__Aim of the exercise__
Using the records provided below, locate and copy each line that contains the word "this".
Start of Data provided
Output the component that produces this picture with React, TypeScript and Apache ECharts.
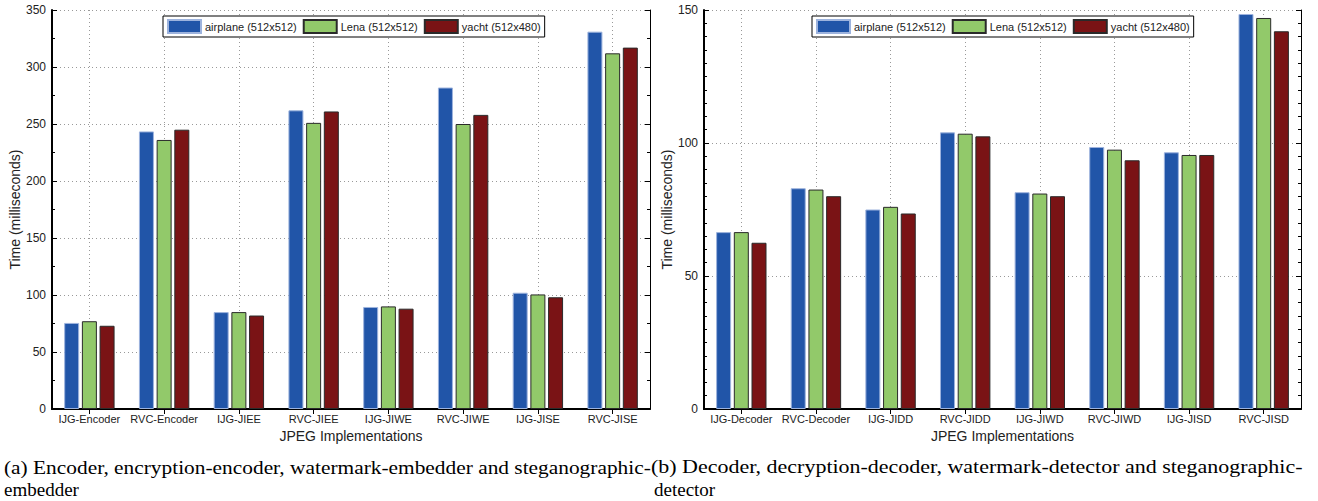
import React, { useEffect, useRef } from "react";
import * as echarts from "echarts";

const categoriesA = ["IJG-Encoder", "RVC-Encoder", "IJG-JIEE", "RVC-JIEE", "IJG-JIWE", "RVC-JIWE", "IJG-JISE", "RVC-JISE"];
const categoriesB = ["IJG-Decoder", "RVC-Decoder", "IJG-JIDD", "RVC-JIDD", "IJG-JIWD", "RVC-JIWD", "IJG-JISD", "RVC-JISD"];

const seriesNames = ["airplane (512x512)", "Lena (512x512)", "yacht (512x480)"];

const airplaneA = [75.5, 243.5, 85, 262, 89.5, 282, 102, 331];
const lenaA = [77, 236, 85, 251, 90, 250, 100.5, 312];
const yachtA = [73, 245, 82, 261, 88, 258, 98, 317];

const airplaneB = [66.5, 83, 75, 104, 81.5, 98.5, 96.5, 148.5];
const lenaB = [66.5, 82.5, 76, 103.5, 81, 97.5, 95.5, 147];
const yachtB = [62.5, 80, 73.5, 102.5, 80, 93.5, 95.5, 142];

const yTicksA = { min: 0, max: 350, interval: 50, minorSplit: 2 };
const yTicksB = { min: 0, max: 150, interval: 50, minorSplit: 10 };

const captionA1 = "(a) Encoder, encryption-encoder, watermark-embedder and steganographic-";
const captionA2 = "embedder";
const captionB1 = "(b) Decoder, decryption-decoder, watermark-detector and steganographic-";
const captionB2 = "detector";

const colors = ["#2155a8", "#92c96a", "#7a1315"];
const borders = ["#9db3dd", "#2a2a2a", "#2a2a2a"];

const SANS = "Liberation Sans";
const SERIF = "Liberation Serif";

function measure(text: string, font: string): number {
  const c = document.createElement("canvas");
  const ctx = c.getContext("2d");
  if (!ctx) return text.length * 8;
  ctx.font = font;
  return ctx.measureText(text).width;
}

function captionText(text: string, x: number, y: number, targetWidth: number | null, size: number) {
  const font = `${size}px "${SERIF}"`;
  let scaleX = 1;
  if (targetWidth) {
    const w = measure(text, font);
    if (w > 0) scaleX = targetWidth / w;
  }
  return {
    type: "text",
    x,
    y,
    scaleX,
    style: { text, fontFamily: SERIF, fontSize: size, fill: "#000", textVerticalAlign: "middle" },
  };
}

export default function App() {
  const ref = useRef<HTMLDivElement>(null);

  useEffect(() => {
    if (!ref.current) return;
    const chart = echarts.init(ref.current, undefined, { renderer: "svg" });

    const grids = [
      { left: 52, top: 10, width: 598, height: 399 },
      { left: 704, top: 10, width: 597, height: 399 },
    ];

    const catAxis = (data: string[], gridIndex: number, bottom: boolean) => ({
      type: "category",
      gridIndex,
      data,
      position: bottom ? "bottom" : "top",
      boundaryGap: true,
      name: bottom ? "JPEG Implementations" : "",
      nameLocation: "middle",
      nameGap: 19,
      nameTextStyle: { fontFamily: SANS, fontSize: 14, color: "#222" },
      axisLine: { show: true, lineStyle: { color: "#000", width: bottom ? 2 : 1 } },
      axisTick: { show: true, inside: true, alignWithLabel: true, length: 5, interval: 0, lineStyle: { color: "#000" } },
      axisLabel: { show: bottom, interval: 0, fontFamily: SANS, fontSize: 11, color: "#222", margin: 4 },
      splitLine: bottom
        ? { show: true, alignWithLabel: true, interval: 0, lineStyle: { color: "#999", type: [1, 3], width: 1 } }
        : { show: false },
    });

    const valAxis = (t: any, gridIndex: number, left: boolean) => ({
      type: "value",
      gridIndex,
      min: t.min,
      max: t.max,
      interval: t.interval,
      position: left ? "left" : "right",
      name: left ? "Time (milliseconds)" : "",
      nameLocation: "middle",
      nameGap: 30,
      nameTextStyle: { fontFamily: SANS, fontSize: 14, color: "#222" },
      axisLine: { show: true, lineStyle: { color: "#000", width: left ? 2 : 1 } },
      axisTick: { show: true, inside: true, length: 5, lineStyle: { color: "#000" } },
      minorTick: { show: true, splitNumber: t.minorSplit, length: 3, lineStyle: { color: "#000" } },
      axisLabel: { show: left, fontFamily: SANS, fontSize: 12, color: "#222", margin: 6 },
      splitLine: left ? { show: true, lineStyle: { color: "#999", type: [1, 3], width: 1 } } : { show: false },
    });

    const mkSeries = (arrs: number[][], axisIdx: number) =>
      arrs.map((d, i) => ({
        type: "bar",
        name: seriesNames[i],
        xAxisIndex: axisIdx,
        yAxisIndex: axisIdx,
        data: d,
        barWidth: 15,
        barGap: "18%",
        z: 3,
        itemStyle: { color: colors[i], borderColor: borders[i], borderWidth: 1 },
      }));

    const legendBase = {
      data: seriesNames,
      orient: "horizontal",
      top: 16,
      itemWidth: 33,
      itemHeight: 13,
      itemGap: 6,
      padding: [3, 4, 3, 4],
      borderColor: "#000",
      borderWidth: 1,
      backgroundColor: "#fff",
      selectedMode: false,
      icon: "rect",
      textStyle: { fontFamily: SANS, fontSize: 11, color: "#222", padding: [0, 0, 0, -1] },
    };

    const option: any = {
      animation: false,
      backgroundColor: "#fff",
      grid: grids.map((g) => ({ ...g, show: false, containLabel: false })),
      xAxis: [
        catAxis(categoriesA, 0, true),
        catAxis(categoriesA, 0, false),
        catAxis(categoriesB, 1, true),
        catAxis(categoriesB, 1, false),
      ],
      yAxis: [
        valAxis(yTicksA, 0, true),
        valAxis(yTicksA, 0, false),
        valAxis(yTicksB, 1, true),
        valAxis(yTicksB, 1, false),
      ],
      legend: [
        { ...legendBase, left: 163 },
        { ...legendBase, left: 812 },
      ],
      series: [...mkSeries([airplaneA, lenaA, yachtA], 0), ...mkSeries([airplaneB, lenaB, yachtB], 2)],
      graphic: [
        captionText(captionA1, 4, 467, 647, 19),
        captionText(captionA2, 4, 489, null, 19),
        captionText(captionB1, 651, 467, 652, 19),
        captionText(captionB2, 654, 489, null, 19),
      ],
    };

    chart.setOption(option);
    return () => chart.dispose();
  }, []);

  return <div ref={ref} style={{ position: "absolute", left: 0, top: 0, width: 1318, height: 501 }} />;
}
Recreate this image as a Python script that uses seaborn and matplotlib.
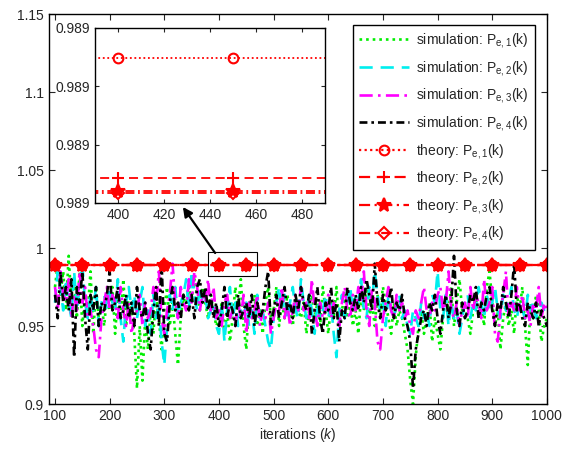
import numpy as np
import pandas as pd
import matplotlib
matplotlib.use("Agg")
import matplotlib.pyplot as plt
import seaborn as sns
from matplotlib.patches import Rectangle

sns.set_style("ticks")
plt.rcParams['font.family'] = ['Liberation Sans', 'DejaVu Sans']
plt.rcParams['mathtext.fontset'] = 'custom'
plt.rcParams['mathtext.rm'] = 'Liberation Sans'
plt.rcParams['mathtext.it'] = 'Liberation Sans:italic'

k_sim = list(range(100, 1001, 5))

sim1 = [.975,.990,.970,.985,.960,.995,.965,.980,.955,.985,
        .950,.970,.960,.985,.945,.975,.955,.965,.950,.970,
        .960,.975,.945,.970,.955,.980,.950,.965,.960,.945,
        .910,.950,.915,.955,.935,.960,.945,.970,.955,.935,
        .960,.975,.950,.965,.945,.925,.955,.970,.960,.975,
        .965,.980,.970,.960,.975,.965,.955,.970,.960,.950,
        .955,.965,.945,.960,.940,.955,.975,.960,.980,.950,
        .935,.965,.955,.970,.950,.960,.945,.965,.975,.955,
        .960,.975,.950,.965,.955,.970,.960,.950,.965,.960,
        .955,.965,.945,.960,.970,.955,.965,.950,.975,.960,
        .945,.965,.955,.975,.950,.960,.970,.955,.965,.950,
        .960,.945,.970,.960,.975,.955,.965,.950,.970,.960,
        .975,.965,.955,.945,.965,.950,.960,.955,.945,.935,
        .915,.900,.930,.950,.960,.945,.955,.965,.940,.955,
        .945,.935,.955,.970,.960,.975,.950,.965,.980,.960,
        .965,.955,.945,.960,.970,.955,.965,.950,.975,.985,
        .965,.950,.960,.935,.955,.965,.950,.960,.945,.970,
        .960,.975,.950,.925,.965,.955,.970,.960,.940,.950,
        .955]

sim2 = [.965,.985,.975,.960,.980,.965,.955,.985,.960,.975,
        .990,.965,.955,.970,.960,.975,.950,.965,.970,.960,
        .975,.965,.960,.980,.955,.940,.965,.975,.960,.970,
        .955,.965,.975,.950,.960,.945,.970,.955,.965,.940,
        .925,.950,.970,.960,.975,.955,.965,.970,.980,.960,
        .985,.970,.960,.975,.965,.970,.955,.960,.965,.950,
        .945,.965,.940,.960,.975,.955,.965,.950,.960,.955,
        .965,.950,.960,.945,.970,.955,.960,.950,.940,.935,
        .955,.965,.975,.960,.970,.955,.965,.975,.960,.955,
        .980,.965,.955,.970,.960,.945,.965,.955,.960,.970,
        .955,.965,.945,.930,.960,.970,.955,.965,.975,.960,
        .970,.965,.980,.960,.955,.975,.965,.985,.970,.960,
        .965,.950,.970,.960,.955,.965,.970,.955,.960,.950,
        .945,.960,.955,.950,.965,.955,.960,.950,.970,.965,
        .985,.960,.955,.970,.950,.965,.955,.960,.945,.955,
        .965,.970,.955,.965,.960,.975,.965,.955,.970,.960,
        .965,.975,.960,.955,.970,.960,.965,.975,.960,.955,
        .965,.960,.955,.970,.960,.965,.955,.960,.965,.960,
        .955]

sim3 = [.975,.960,.985,.970,.965,.980,.955,.970,.960,.985,
        .965,.975,.955,.960,.950,.935,.930,.955,.965,.975,
        .960,.970,.965,.955,.975,.960,.950,.965,.945,.955,
        .960,.970,.950,.965,.955,.960,.975,.965,.985,.955,
        .945,.960,.970,.990,.965,.955,.975,.965,.960,.980,
        .965,.985,.975,.960,.970,.965,.980,.960,.975,.955,
        .960,.950,.965,.970,.955,.960,.950,.965,.955,.970,
        .945,.965,.955,.960,.970,.950,.960,.955,.965,.945,
        .955,.965,.960,.975,.955,.965,.950,.960,.970,.960,
        .975,.960,.965,.955,.980,.960,.950,.965,.955,.960,
        .970,.955,.965,.960,.950,.965,.975,.960,.955,.970,
        .960,.975,.965,.985,.960,.950,.975,.965,.940,.935,
        .955,.965,.975,.960,.955,.970,.960,.965,.955,.960,
        .950,.945,.960,.955,.965,.975,.960,.955,.965,.960,
        .970,.975,.960,.965,.985,.960,.955,.965,.950,.960,
        .965,.955,.975,.960,.970,.965,.955,.980,.960,.965,
        .975,.945,.940,.960,.970,.985,.955,.965,.960,.975,
        .960,.970,.955,.960,.950,.965,.960,.975,.955,.965,
        .960]

sim4 = [.970,.955,.985,.965,.975,.960,.980,.930,.975,.965,
        .985,.955,.935,.970,.960,.975,.950,.965,.960,.970,
        .985,.960,.965,.975,.955,.960,.970,.955,.965,.950,
        .975,.960,.955,.965,.945,.935,.960,.975,.950,.990,
        .945,.940,.965,.975,.960,.965,.955,.970,.965,.960,
        .970,.955,.975,.980,.965,.975,.960,.970,.955,.965,
        .950,.960,.975,.955,.965,.960,.950,.970,.955,.960,
        .965,.955,.970,.950,.965,.955,.960,.975,.985,.950,
        .960,.970,.955,.965,.975,.960,.965,.955,.970,.960,
        .975,.965,.960,.970,.945,.960,.975,.955,.945,.965,
        .960,.975,.955,.965,.940,.960,.955,.975,.965,.960,
        .970,.960,.975,.965,.980,.970,.960,.990,.965,.955,
        .970,.960,.965,.975,.955,.965,.960,.970,.955,.950,
        .940,.910,.935,.945,.955,.960,.950,.965,.960,.970,
        .955,.945,.960,.970,.955,.965,.995,.960,.950,.965,
        .955,.960,.970,.965,.975,.955,.965,.960,.970,.975,
        .960,.950,.965,.960,.975,.965,.955,.970,.990,.960,
        .965,.955,.950,.965,.960,.955,.965,.950,.960,.955,
        .950]

k_th = list(range(100, 1001, 50))
theory_vals = [0.9891486, 0.988943, 0.988921, 0.988917]

sim_labels = [r"simulation: P$_{\mathrm{e,%d}}$(k)" % i for i in range(1, 5)]
th_labels = [r"theory: P$_{\mathrm{e,%d}}$(k)" % i for i in range(1, 5)]

sim_colors = ['#00ee00', '#00eeee', '#ff00ff', '#000000']
sim_styles = [(0, (1, 1.5)), (0, (5, 3)), (0, (5, 2, 1, 2)), (0, (3, 1.5, 1, 1.5))]
th_styles = [(0, (1, 1.5)), (0, (5, 3)), (0, (5, 2, 1, 2)), (0, (5, 2, 1, 2))]
th_markers = ['o', '+', '*', 'D']
th_msize = [7, 9, 10, 6]

fig = plt.figure(figsize=(5.65, 4.49), dpi=100)
ax = fig.add_axes([0.0867, 0.1002, 0.8813, 0.8686])

sims = [sim1, sim2, sim3, sim4]
for s, c, ls, lab in zip(sims, sim_colors, sim_styles, sim_labels):
    sns.lineplot(x=k_sim, y=s, ax=ax, color=c, linestyle=ls, linewidth=1.9, label=lab)

for v, ls, m, ms, lab in zip(theory_vals, th_styles, th_markers, th_msize, th_labels):
    yv = [v] * len(k_th)
    mfc = 'none' if m in ('o', 'D') else 'red'
    sns.lineplot(x=k_th, y=yv, ax=ax, color='red', linestyle=ls, linewidth=1.6,
                 marker=m, markersize=ms, markerfacecolor=mfc, markeredgecolor='red',
                 markeredgewidth=1.5, label=lab)

ax.set_xlim(89, 1000)
ax.set_ylim(0.9, 1.15)
ax.set_xticks(range(100, 1001, 100))
ax.set_yticks([0.9, 0.95, 1.0, 1.05, 1.1, 1.15])
ax.set_yticklabels(['0.9', '0.95', '1', '1.05', '1.1', '1.15'])
ax.tick_params(direction='in', top=True, right=True, labelsize=10, length=4, width=0.8)
for sp in ax.spines.values():
    sp.set_visible(True)
    sp.set_linewidth(1.0)
    sp.set_color('black')
ax.set_xlabel(r"iterations ($k$)", fontsize=10, labelpad=2)

leg = ax.legend(loc='upper right', fontsize=10, frameon=True, fancybox=False,
                edgecolor='black', framealpha=1, handlelength=3.6, borderpad=0.45,
                labelspacing=0.62, bbox_to_anchor=(0.99, 0.99), handletextpad=0.5)
leg.get_frame().set_linewidth(1.0)

# zoom rectangle and arrow
ax.add_patch(Rectangle((380, 0.982), 90, 0.0155, fill=False, edgecolor='black', linewidth=0.8, zorder=5))

# inset
ins = fig.add_axes([0.168, 0.548, 0.407, 0.39])
for v, ls, m, ms in zip(theory_vals, th_styles, th_markers, th_msize):
    yv = [v] * len(k_th)
    mfc = 'none' if m in ('o', 'D') else 'red'
    sns.lineplot(x=k_th, y=yv, ax=ins, color='red', linestyle=ls, linewidth=1.3,
                 marker=m, markersize=ms, markerfacecolor=mfc, markeredgecolor='red',
                 markeredgewidth=1.5)
ins.set_xlim(390, 490)
ins.set_ylim(0.98890, 0.98920)
ins.set_xticks([400, 420, 440, 460, 480])
ins.set_yticks([0.98890, 0.98900, 0.98910, 0.98920])
ins.set_yticklabels(['0.989'] * 4)
ins.tick_params(direction='in', top=True, right=True, labelsize=10, length=3, width=0.8)
for sp in ins.spines.values():
    sp.set_visible(True)
    sp.set_linewidth(1.0)
    sp.set_color('black')
ins.set_facecolor('white')

ax.annotate('', xy=(334, 1.0263), xytext=(393, 0.9968),
            arrowprops=dict(arrowstyle='-|>', color='black', lw=1.6, mutation_scale=14,
                            shrinkA=0, shrinkB=0), zorder=6)

fig.savefig('out.png', dpi=100)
End of Data provided
__Completed exercise__
Output the component that produces this picture with React, TypeScript and Apache ECharts.
Recreate this image as a Python script that uses seaborn and matplotlib.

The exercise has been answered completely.